Ben Is Back, out Friday, opens with yet another radiant Julia Roberts smile, and she keeps grinning with a desperate fierceness even after her drug-addict son Ben (Hedges) shows up from rehab unexpectedly, the outline of a bleak Oscar-bait tragedy visible from the moment they embrace. Written and directed by Peter Hedges (Lucas’s father), the movie shrewdly deploys both her sunny side (Ben tells some dumb story about smelling a fart in a car, and she nervously oversells her laughter like he just handed her another Oscar) and her dark side (“I hope you die a horrible death,” she hisses at a confused doctor in a mall food court, and she’s got her reasons).
The story beats here — the terrified initial response from the rest of Ben’s family, the first signs he’s cracking, the 12-step meeting, the evil drug dealer out for revenge, the despair, the chase, the for-your-consideration meltdowns — are familiar but don’t linger long enough to harden into clichés. “Just tell me where you want me to bury you,” Roberts snaps at her son after driving him to a cemetery, one of several chilling scenes that would over-ripen if they were even 20 seconds longer.
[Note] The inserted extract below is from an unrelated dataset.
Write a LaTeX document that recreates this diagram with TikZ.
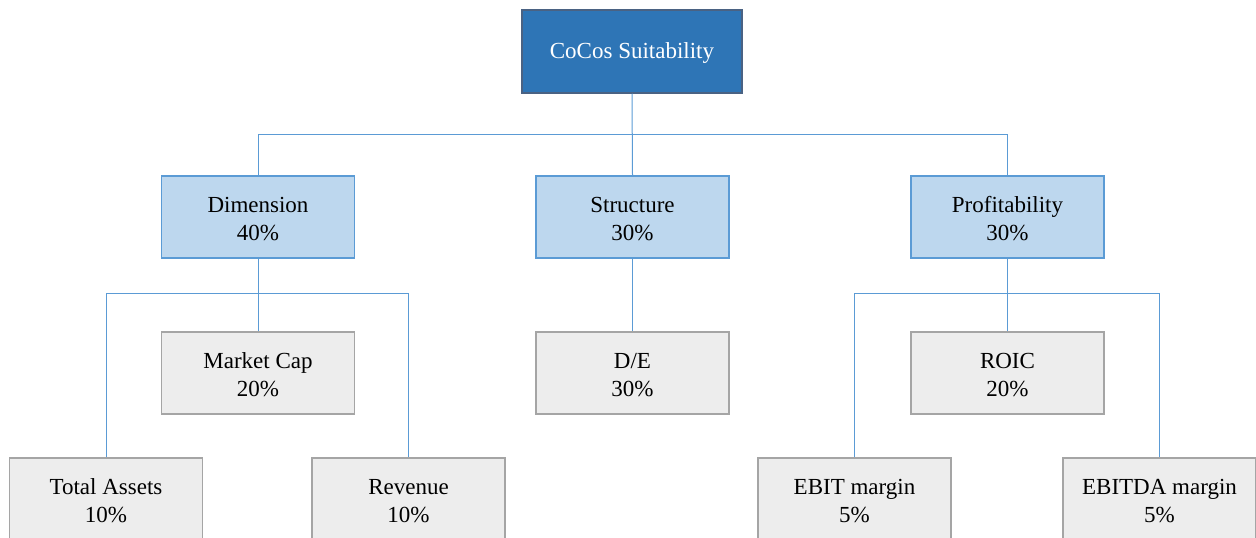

She vomits, she screams, she barters drugs for information, she digs in a dumpster, she flips out in a police station, and she anchors a genuinely agonizing final five minutes that reward your suspension of disbelief the same way she always has: richly. Improbably. Thoroughly.
It’s a Message Movie. It’s a little tidy, and things get a little wayward by the time there’s a third party on an iPad tracking cell phone locations like an after-school-special version of Mission: Impossible. It’s rough sledding emotionally, and it loses something when it tries to soothe you, even if you’re dying to be soothed. It is unlikely to serve as any sort of gala Julia Roberts recoronation, but she does this material justice by realizing that a recoronation is hardly necessary. Only she can fill her own vacuum. She can still give you The Most, though sometimes even The Most is not enough. But 30 years on, it’s somehow still not Too Much.